* START Supplied material *

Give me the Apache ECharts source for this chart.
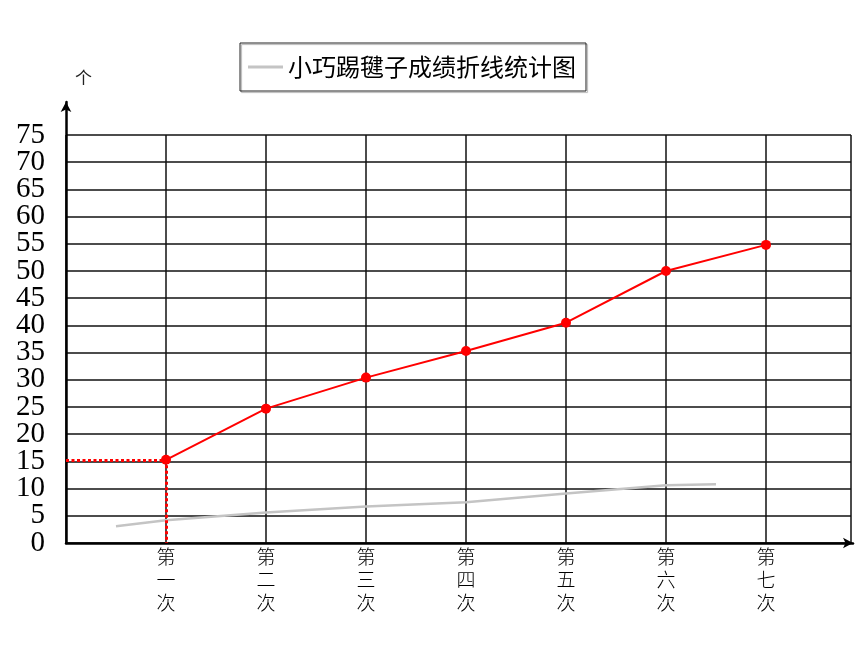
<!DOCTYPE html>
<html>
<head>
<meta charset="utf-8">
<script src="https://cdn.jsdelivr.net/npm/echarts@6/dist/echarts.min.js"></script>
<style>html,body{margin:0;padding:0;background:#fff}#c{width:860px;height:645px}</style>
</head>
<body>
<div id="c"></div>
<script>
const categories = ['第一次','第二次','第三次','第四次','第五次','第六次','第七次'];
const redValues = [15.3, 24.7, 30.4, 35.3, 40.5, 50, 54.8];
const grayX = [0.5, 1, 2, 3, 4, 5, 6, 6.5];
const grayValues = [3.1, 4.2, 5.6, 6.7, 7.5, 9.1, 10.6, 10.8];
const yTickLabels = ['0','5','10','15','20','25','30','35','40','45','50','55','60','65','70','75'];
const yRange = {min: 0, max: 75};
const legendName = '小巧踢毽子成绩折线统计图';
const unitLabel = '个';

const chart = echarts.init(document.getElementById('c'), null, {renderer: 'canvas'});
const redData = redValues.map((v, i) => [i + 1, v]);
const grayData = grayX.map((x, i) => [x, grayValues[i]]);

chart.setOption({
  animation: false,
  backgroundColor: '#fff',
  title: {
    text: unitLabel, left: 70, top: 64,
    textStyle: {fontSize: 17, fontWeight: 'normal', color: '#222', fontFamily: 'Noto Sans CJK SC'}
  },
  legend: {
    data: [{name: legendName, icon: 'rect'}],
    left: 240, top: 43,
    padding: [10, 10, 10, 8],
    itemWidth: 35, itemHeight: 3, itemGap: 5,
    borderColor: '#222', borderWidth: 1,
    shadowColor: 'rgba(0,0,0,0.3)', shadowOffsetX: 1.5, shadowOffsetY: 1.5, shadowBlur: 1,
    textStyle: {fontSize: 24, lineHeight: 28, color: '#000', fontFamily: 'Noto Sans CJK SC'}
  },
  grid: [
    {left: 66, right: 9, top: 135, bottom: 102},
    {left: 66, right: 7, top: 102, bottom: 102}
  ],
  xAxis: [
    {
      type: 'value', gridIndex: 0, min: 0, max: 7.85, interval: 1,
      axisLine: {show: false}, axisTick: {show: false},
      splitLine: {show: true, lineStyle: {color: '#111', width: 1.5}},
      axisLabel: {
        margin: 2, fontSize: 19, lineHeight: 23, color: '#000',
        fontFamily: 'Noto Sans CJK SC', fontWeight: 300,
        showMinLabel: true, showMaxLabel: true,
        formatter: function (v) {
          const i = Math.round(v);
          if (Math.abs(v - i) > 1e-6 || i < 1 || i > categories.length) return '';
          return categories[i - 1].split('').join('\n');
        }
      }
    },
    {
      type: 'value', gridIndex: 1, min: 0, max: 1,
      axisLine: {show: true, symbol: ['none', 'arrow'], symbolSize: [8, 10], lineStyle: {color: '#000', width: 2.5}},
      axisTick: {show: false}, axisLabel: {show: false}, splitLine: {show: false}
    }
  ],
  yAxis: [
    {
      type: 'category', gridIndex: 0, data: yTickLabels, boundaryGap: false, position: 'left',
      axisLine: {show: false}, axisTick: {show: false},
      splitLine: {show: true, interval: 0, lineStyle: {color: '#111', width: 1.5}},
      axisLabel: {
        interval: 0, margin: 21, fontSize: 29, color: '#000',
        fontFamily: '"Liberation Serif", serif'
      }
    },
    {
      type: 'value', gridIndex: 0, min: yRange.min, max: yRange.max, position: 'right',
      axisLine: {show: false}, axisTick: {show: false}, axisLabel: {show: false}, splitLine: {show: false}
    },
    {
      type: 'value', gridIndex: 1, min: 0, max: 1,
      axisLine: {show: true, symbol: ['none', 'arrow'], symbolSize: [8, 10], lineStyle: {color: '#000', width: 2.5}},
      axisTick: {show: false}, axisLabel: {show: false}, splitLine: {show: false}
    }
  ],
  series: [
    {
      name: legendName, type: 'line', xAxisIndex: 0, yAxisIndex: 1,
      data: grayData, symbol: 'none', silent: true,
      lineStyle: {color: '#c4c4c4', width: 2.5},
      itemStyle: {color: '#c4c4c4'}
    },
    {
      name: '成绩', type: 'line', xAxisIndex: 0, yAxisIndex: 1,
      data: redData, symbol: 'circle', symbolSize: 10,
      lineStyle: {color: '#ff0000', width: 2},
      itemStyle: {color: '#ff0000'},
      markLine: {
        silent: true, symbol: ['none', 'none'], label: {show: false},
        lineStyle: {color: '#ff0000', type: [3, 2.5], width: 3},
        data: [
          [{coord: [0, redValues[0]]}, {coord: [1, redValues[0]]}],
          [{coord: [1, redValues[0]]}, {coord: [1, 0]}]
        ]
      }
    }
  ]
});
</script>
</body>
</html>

* END Supplied material *

▸ What is being asked: Starting at the top of the listing above, reproduce each line up to and including the one with "const grayData = grayX.map((x, i)"; omit the pictures.

▸ Exercise response:
Give me the Apache ECharts source for this chart.
<!DOCTYPE html>
<html>
<head>
<meta charset="utf-8">
<script src="https://cdn.jsdelivr.net/npm/echarts@6/dist/echarts.min.js"></script>
<style>html,body{margin:0;padding:0;background:#fff}#c{width:860px;height:645px}</style>
</head>
<body>
<div id="c"></div>
<script>
const categories = ['第一次','第二次','第三次','第四次','第五次','第六次','第七次'];
const redValues = [15.3, 24.7, 30.4, 35.3, 40.5, 50, 54.8];
const grayX = [0.5, 1, 2, 3, 4, 5, 6, 6.5];
const grayValues = [3.1, 4.2, 5.6, 6.7, 7.5, 9.1, 10.6, 10.8];
const yTickLabels = ['0','5','10','15','20','25','30','35','40','45','50','55','60','65','70','75'];
const yRange = {min: 0, max: 75};
const legendName = '小巧踢毽子成绩折线统计图';
const unitLabel = '个';

const chart = echarts.init(document.getElementById('c'), null, {renderer: 'canvas'});
const redData = redValues.map((v, i) => [i + 1, v]);
const grayData = grayX.map((x, i) => [x, grayValues[i]]);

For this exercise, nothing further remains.